◆ **Given information**:
START

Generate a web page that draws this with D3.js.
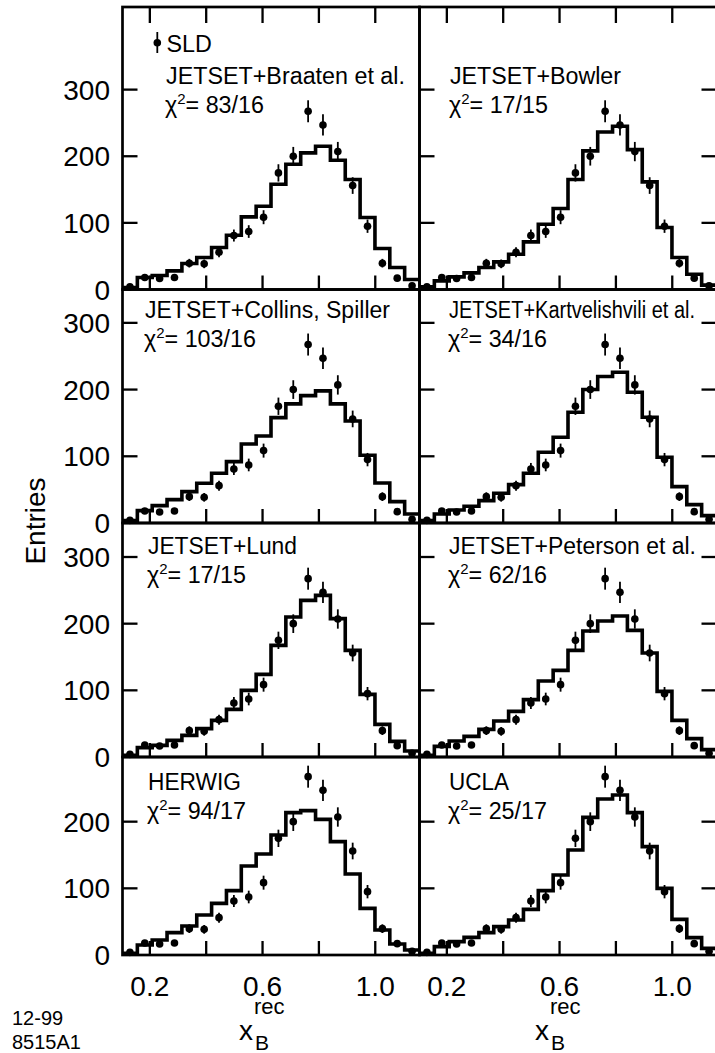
<!DOCTYPE html>
<html><head><meta charset="utf-8">
<script src="https://cdn.jsdelivr.net/npm/d3@7"></script>
<style>body{margin:0;background:#fff}svg{display:block;font-family:"Liberation Sans",Arial,Helvetica,sans-serif}</style>
</head><body><svg id="c" width="715" height="1053"></svg>
<script>
// ---------- data ----------
const binEdges = [0.103, 0.1557, 0.2084, 0.2611, 0.3138, 0.3665, 0.4192, 0.4719, 0.5246, 0.5773, 0.630,
                  0.6827, 0.7354, 0.7881, 0.8408, 0.8935, 0.9462, 0.9989, 1.0516, 1.1043, 1.157];
const sldValues = [4, 18, 16.5, 18, 39.5, 38.5, 56, 81, 87, 108.5, 175, 200, 267.5, 247, 207, 156, 95, 39.5, 17, 5.5];
const sldErrors = [2, 4.5, 4, 4.5, 6.5, 6.5, 7.5, 9, 9.5, 10.5, 13, 14, 16.5, 16, 14.5, 12.5, 10, 6.5, 4, 2.5];

const mcBraaten       = [3, 18, 21, 28, 39, 48, 63, 81.5, 109, 125, 158, 188, 205, 215, 194, 165, 108, 61.5, 33, 15];
const mcBowler        = [4, 13, 19, 25, 33, 41.5, 53, 71.5, 98, 121.5, 165, 208, 236.5, 245, 210, 161.5, 93, 48, 23, 6.5];
const mcCollins       = [3.5, 18.5, 26, 35, 47, 59.5, 74.5, 92, 118.5, 130.5, 158, 178.5, 191, 198, 178.5, 153, 101.5, 60, 32, 13.5];
const mcKartvelishvili= [3.5, 13.5, 19.5, 25, 33.5, 44.5, 57.5, 74.5, 106, 128.5, 166, 200, 219.5, 226, 196, 158.5, 98.5, 54.5, 27.5, 11];
const mcLund          = [2.5, 14, 17.5, 25, 32.5, 42.5, 55, 71.5, 100, 124, 167.5, 210, 235, 242.5, 207.5, 160, 94, 49, 23.5, 9];
const mcPeterson      = [2.5, 16, 24, 31, 41.5, 54, 68.5, 86, 114, 130, 160, 189, 204, 211.5, 190, 156, 98.5, 55, 27.5, 11];
const mcHerwig        = [2.5, 15, 22.5, 33.5, 43.5, 60, 77.5, 96.5, 133.5, 151.5, 180, 213.5, 216.5, 203.5, 170, 121.5, 70, 37.5, 16.5, 7.5];
const mcUcla          = [2.5, 12.5, 20, 26.5, 33.5, 42.5, 52.5, 68.5, 96.5, 120, 157.5, 206.5, 234, 240, 213.5, 162.5, 100, 53.5, 26, 10];

const modelNames = ["JETSET+Braaten et al.", "JETSET+Bowler", "JETSET+Collins, Spiller", "JETSET+Kartvelishvili et al.",
                    "JETSET+Lund", "JETSET+Peterson et al.", "HERWIG", "UCLA"];
const chi2Values = ["83/16", "17/15", "103/16", "34/16", "17/15", "62/16", "94/17", "25/17"];
const mcSeries = [mcBraaten, mcBowler, mcCollins, mcKartvelishvili, mcLund, mcPeterson, mcHerwig, mcUcla];

const xTicks = [0.2, 0.4, 0.6, 0.8, 1.0];
const xTickLabels = [0.2, 0.6, 1.0];
const yTicks = [100, 200, 300];
const yTickLabels = [0, 100, 200, 300];
const rowYMax = [424, 350, 351, 297];

// ---------- layout ----------
const colX = [[122.5, 419.5], [419.5, 716.5]];
const rowY = [[289.5, 7], [523, 289.5], [757, 523], [955, 757]];
const labelX = [[166, 145, 148, 148], [450, 449, 449, 449]];
const labelY = [84, 318, 554, 790];
const labelWidth = [239, 171, 245, 246, 149, 247, 93, 60];
const lineGap = 29;
const FW = 2.7;

const svg = d3.select("#c");

function panel(i) {
  const col = i % 2, row = Math.floor(i / 2);
  const x = d3.scaleLinear().domain([binEdges[0], binEdges[binEdges.length - 1]]).range(colX[col]);
  const y = d3.scaleLinear().domain([0, rowYMax[row]]).range(rowY[row]);
  const g = svg.append("g");
  const [x0, x1] = colX[col];
  const [yb, yt] = rowY[row];

  g.append("rect").attr("x", x0).attr("y", yt).attr("width", x1 - x0).attr("height", yb - yt)
    .attr("fill", "none").attr("stroke", "#000").attr("stroke-width", FW);

  g.selectAll(".xt").data(xTicks).enter().append("line")
    .attr("x1", d => x(d)).attr("x2", d => x(d)).attr("y1", yb).attr("y2", yb - 14)
    .attr("stroke", "#000").attr("stroke-width", 2.3);
  if (row === 0) {
    g.selectAll(".xtt").data(xTicks).enter().append("line")
      .attr("x1", d => x(d)).attr("x2", d => x(d)).attr("y1", yt).attr("y2", yt + 16)
      .attr("stroke", "#000").attr("stroke-width", 2.3);
  }
  const ytk = yTicks.filter(t => t < rowYMax[row] - 2);
  g.selectAll(".yt").data(ytk).enter().append("line")
    .attr("x1", x0).attr("x2", x0 + 15).attr("y1", d => y(d)).attr("y2", d => y(d))
    .attr("stroke", "#000").attr("stroke-width", 2.3);
  if (col === 1) {
    g.selectAll(".ytr").data(ytk).enter().append("line")
      .attr("x1", x1).attr("x2", x1 - 15).attr("y1", d => y(d)).attr("y2", d => y(d))
      .attr("stroke", "#000").attr("stroke-width", 2.3);
  }
  if (col === 0) {
    g.selectAll(".yl").data(yTickLabels.filter(t => t < rowYMax[row] - 2)).enter().append("text")
      .attr("x", 110).attr("y", d => y(d)).attr("dy", "0.36em")
      .attr("text-anchor", "end").attr("font-size", 28).text(d => d);
  }
  if (row === 3) {
    g.selectAll(".xl").data(xTickLabels).enter().append("text")
      .attr("x", d => x(d)).attr("y", 996).attr("text-anchor", "middle")
      .attr("font-size", 28).text(d => d.toFixed(1));
  }

  // MC histogram
  const mc = mcSeries[i];
  const pts = [];
  mc.forEach((v, k) => { pts.push([binEdges[k], v]); pts.push([binEdges[k + 1], v]); });
  g.append("path").datum(pts)
    .attr("d", d3.line().x(d => x(d[0])).y(d => y(d[1])))
    .attr("fill", "none").attr("stroke", "#000").attr("stroke-width", 3.6)
    .attr("stroke-linejoin", "miter");

  // SLD points
  const centers = sldValues.map((v, k) => ({ c: (binEdges[k] + binEdges[k + 1]) / 2, v, e: sldErrors[k] }));
  g.selectAll(".eb").data(centers).enter().append("line")
    .attr("x1", d => x(d.c)).attr("x2", d => x(d.c))
    .attr("y1", d => y(Math.max(0, d.v - d.e))).attr("y2", d => y(d.v + d.e))
    .attr("stroke", "#000").attr("stroke-width", 1.8);
  g.selectAll(".pt").data(centers).enter().append("circle")
    .attr("cx", d => x(d.c)).attr("cy", d => y(d.v)).attr("r", 3.8).attr("fill", "#000");

  // labels
  const lx = labelX[col][row], ly = labelY[row];
  g.append("text").attr("x", lx).attr("y", ly).attr("font-size", 23.3)
    .attr("textLength", labelWidth[i]).attr("lengthAdjust", "spacingAndGlyphs").text(modelNames[i]);
  const t = g.append("text").attr("x", lx - 1).attr("y", ly + lineGap).attr("font-size", 23.3);
  t.append("tspan").text("\u03C7");
  t.append("tspan").attr("font-size", 15).attr("dy", -9).text("2");
  t.append("tspan").attr("dy", 9).text("= " + chi2Values[i]);
}

for (let i = 0; i < 8; i++) panel(i);

// SLD legend
svg.append("line").attr("x1", 157.3).attr("x2", 157.3).attr("y1", 32).attr("y2", 53)
  .attr("stroke", "#000").attr("stroke-width", 1.8);
svg.append("circle").attr("cx", 157.3).attr("cy", 42.7).attr("r", 3.8).attr("fill", "#000");
svg.append("text").attr("x", 166.5).attr("y", 52).attr("font-size", 23.3).text("SLD");

// axis titles
svg.append("text").attr("transform", "translate(45,521) rotate(-90)")
  .attr("text-anchor", "middle").attr("font-size", 28).text("Entries");

[[239, 254, 255], [535, 550, 551]].forEach(p => {
  svg.append("text").attr("x", p[0]).attr("y", 1040).attr("font-size", 28).text("x");
  svg.append("text").attr("x", p[1]).attr("y", 1014).attr("font-size", 22).text("rec");
  svg.append("text").attr("x", p[2]).attr("y", 1050).attr("font-size", 21).text("B");
});

svg.append("text").attr("x", 12).attr("y", 1025).attr("font-size", 20).text("12-99");
svg.append("text").attr("x", 12).attr("y", 1049).attr("font-size", 20).text("8515A1");
</script>
</body></html>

END

◆ **Set problem**:
Restate the material word for word from its first line through the line containing "6.5, 4, 2.5];", both included; the pictures do not belong in it.

◆ **Correct answer**:
Generate a web page that draws this with D3.js.
<!DOCTYPE html>
<html><head><meta charset="utf-8">
<script src="https://cdn.jsdelivr.net/npm/d3@7"></script>
<style>body{margin:0;background:#fff}svg{display:block;font-family:"Liberation Sans",Arial,Helvetica,sans-serif}</style>
</head><body><svg id="c" width="715" height="1053"></svg>
<script>
// ---------- data ----------
const binEdges = [0.103, 0.1557, 0.2084, 0.2611, 0.3138, 0.3665, 0.4192, 0.4719, 0.5246, 0.5773, 0.630,
                  0.6827, 0.7354, 0.7881, 0.8408, 0.8935, 0.9462, 0.9989, 1.0516, 1.1043, 1.157];
const sldValues = [4, 18, 16.5, 18, 39.5, 38.5, 56, 81, 87, 108.5, 175, 200, 267.5, 247, 207, 156, 95, 39.5, 17, 5.5];
const sldErrors = [2, 4.5, 4, 4.5, 6.5, 6.5, 7.5, 9, 9.5, 10.5, 13, 14, 16.5, 16, 14.5, 12.5, 10, 6.5, 4, 2.5];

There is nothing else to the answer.